Do you buy Insurance for Stereo Equipment?

I guess most homeowner's insurance policy doesn't cover the entire (expensive) system for some folks. Anyone buys insurance just for the stereo equipment? If so, who do you buy it from?
Such insurance is very expensive as it needs to be underwritten in a special policy form. Even then, they try to cap any one items at a max of $5K. To get the proper insurance you need to provide a detailed schedule, and yes, the underwriter will come to look at the 'stuff'. I have a special policy rider that covers my equipment and media. Cost for the rider is now $2300 a year. The policy max's out at $325,000.
My agent, who is a friend told me my equipment was covered under the homeowners policy and the equipment did not need to be scheduled. I explained the cost issues, and he said my policy had enough room to cover all my household items plus my system. I decided to write all the equipment with serial numbers and replacement costs down and emailed it to myself so I can retrieve it if there was a fire.
Depends on the Carrier. There are standardized polices but there are also standard endorsements which can alter that policy. I have had USAA for 20 years and it is excellent. Before I owned, I rented and when I rented I had two break-ins and USAA replaced $20K and $18K in audio gear respectively, without hesitation (full replacement value).

Now I own and I asked USAA what I need to have a separate rider for, I was told jewelry, so i got a rider for my watches and my wife's rings. I then upped the "contents" coverage to 75% of the home's reconstruction costs. Which, if I have a total loss would replace all my "contents" gear included.

As long as your policy does not have a specific limit on "electronics", it will be covered as a "content". If your policy does have a limit on electronics, pay for a rider if you need additional coverage.
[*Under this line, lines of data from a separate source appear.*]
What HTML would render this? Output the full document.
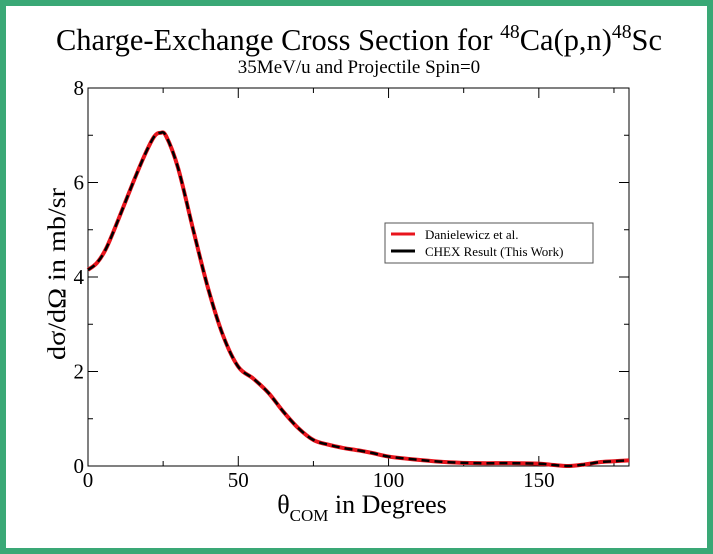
<!DOCTYPE html>
<html><head><meta charset="utf-8"><style>
html,body{margin:0;padding:0;background:#fff}
body{width:713px;height:554px;overflow:hidden}
#frame{position:absolute;left:0;top:0;width:701px;height:542px;border:6px solid #3aa876;background:#fff}
svg{position:absolute;left:0;top:0}
text{font-family:"Liberation Serif",serif;fill:#000}
</style></head><body>
<div id="frame"></div>
<svg id="chart" width="713" height="554">
<text x="359" y="50" font-size="31" text-anchor="middle" textLength="606" lengthAdjust="spacingAndGlyphs">Charge-Exchange Cross Section for <tspan font-size="20" dy="-12">48</tspan><tspan dy="12">Ca(p,n)</tspan><tspan font-size="20" dy="-12">48</tspan><tspan dy="12">Sc</tspan></text>
<text x="359" y="73" font-size="19" text-anchor="middle">35MeV/u and Projectile Spin=0</text>
<text transform="translate(65,274) rotate(-90)" font-size="25" text-anchor="middle" textLength="172" lengthAdjust="spacingAndGlyphs">dσ/dΩ in mb/sr</text>
<text x="362" y="513" font-size="26" text-anchor="middle">θ<tspan font-size="17" dy="8">COM</tspan><tspan dy="-8"> in Degrees</tspan></text>
<g id="axes"></g>
<g id="series"></g>
<g>
<rect x="385" y="223" width="208" height="40" fill="#fff" stroke="#555" stroke-width="1"/>
<line x1="391" y1="234" x2="415" y2="234" stroke="#e8141c" stroke-width="3"/>
<text x="425" y="239" font-size="13">Danielewicz et al.</text>
<line x1="391" y1="251" x2="415" y2="251" stroke="#000" stroke-width="3"/>
<text x="425" y="256" font-size="13">CHEX Result (This Work)</text>
</g>
</svg>
<script>
const xTicks=[0,50,100,150];
const yTicks=[0,2,4,6,8];
const angles=[0,3,6,10,15,19,22,24,26,30,35,40,45,50,55,60,65,70,75,80,85,90,95,100,110,120,130,140,150,155,160,165,170,175,180];
const danielewicz=[4.15,4.3,4.6,5.2,6.0,6.6,6.97,7.05,6.98,6.3,5.0,3.75,2.75,2.1,1.85,1.55,1.15,0.8,0.55,0.45,0.38,0.33,0.27,0.2,0.13,0.08,0.06,0.06,0.05,0.02,0.0,0.03,0.08,0.1,0.12];
const chex=[4.15,4.3,4.6,5.2,6.0,6.6,6.97,7.05,6.98,6.3,5.0,3.75,2.75,2.1,1.85,1.55,1.15,0.8,0.55,0.45,0.38,0.33,0.27,0.2,0.13,0.08,0.06,0.06,0.05,0.02,0.0,0.03,0.08,0.1,0.12];
const L=88,R=629,T=88,B=466;
const sx=v=>L+(v-0)/(180-0)*(R-L);
const sy=v=>B-(v-0)/(8-0)*(B-T);
const NS='http://www.w3.org/2000/svg';
function mk(tag,attrs,parent){const e=document.createElementNS(NS,tag);for(const k in attrs)e.setAttribute(k,attrs[k]);parent.appendChild(e);return e;}
const ax=document.getElementById('axes');
const frame=mk('rect',{x:L,y:T,width:R-L,height:B-T,fill:'none',stroke:'#000','stroke-width':1},ax);


for(let v=0;v<=180;v+=25){const x=sx(v);const maj=v%50===0;const len=maj?10:5;
 mk('line',{x1:x,y1:B,x2:x,y2:B-len,stroke:'#000'},ax);mk('line',{x1:x,y1:T,x2:x,y2:T+len,stroke:'#000'},ax);}
for(let v=0;v<=8;v+=1){const y=sy(v);const len=v%2===0?10:5;
 mk('line',{x1:L,y1:y,x2:L+len,y2:y,stroke:'#000'},ax);mk('line',{x1:R,y1:y,x2:R-len,y2:y,stroke:'#000'},ax);}
xTicks.forEach(v=>{const t=mk('text',{x:sx(v),y:B+21,'font-size':21,'text-anchor':'middle'},ax);t.textContent=v;
 
 });
yTicks.forEach(v=>{const t=mk('text',{x:L-4,y:sy(v)+7,'font-size':21,'text-anchor':'end'},ax);t.textContent=v;
 
 });
function pathD(xs,ys){const p=xs.map((x,i)=>[sx(x),sy(ys[i])]);let d='M'+p[0][0]+','+p[0][1];
 for(let i=0;i<p.length-1;i++){const p0=p[Math.max(i-1,0)],p1=p[i],p2=p[i+1],p3=p[Math.min(i+2,p.length-1)];
 const c1=[p1[0]+(p2[0]-p0[0])/6,p1[1]+(p2[1]-p0[1])/6],c2=[p2[0]-(p3[0]-p1[0])/6,p2[1]-(p3[1]-p1[1])/6];
 d+=' C'+c1+' '+c2+' '+p2;}return d;}
const sg=document.getElementById('series');
const a=mk('path',{d:pathD(angles,danielewicz),fill:'none',stroke:'#e8141c','stroke-width':4},sg);


const b=mk('path',{d:pathD(angles,chex),fill:'none',stroke:'#000','stroke-width':2.5,'stroke-dasharray':'8,5'},sg);


</script>
</body></html>
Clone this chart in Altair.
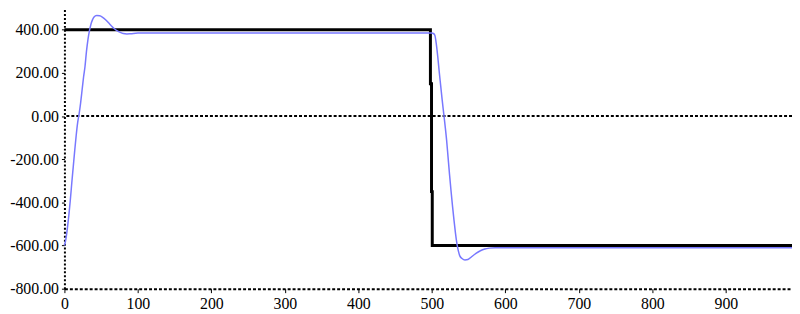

Or go bare and hope for the best....
no need, coverage C of the policy is for unscheduled personal property and is a percentage of coverage A, which is your dwelling. it's a pretty big number. however, take photos, scan your receipts into computer and paper receipts in a fire box. if you have replacement cost coverage on personal property it's insured for fire and theft and your insurer will pay to replace your items. they typically pay on each item on a depreciated basis and when you prove you replaced then they provide the "holdback" money that is the difference with full replacement cost.

Do your friend and your friendship with him a favor and get this in writing. I don't know of a subtle way to ask this from him, but lot's of Errors and Omissions claims start out with, "well, I had this friend".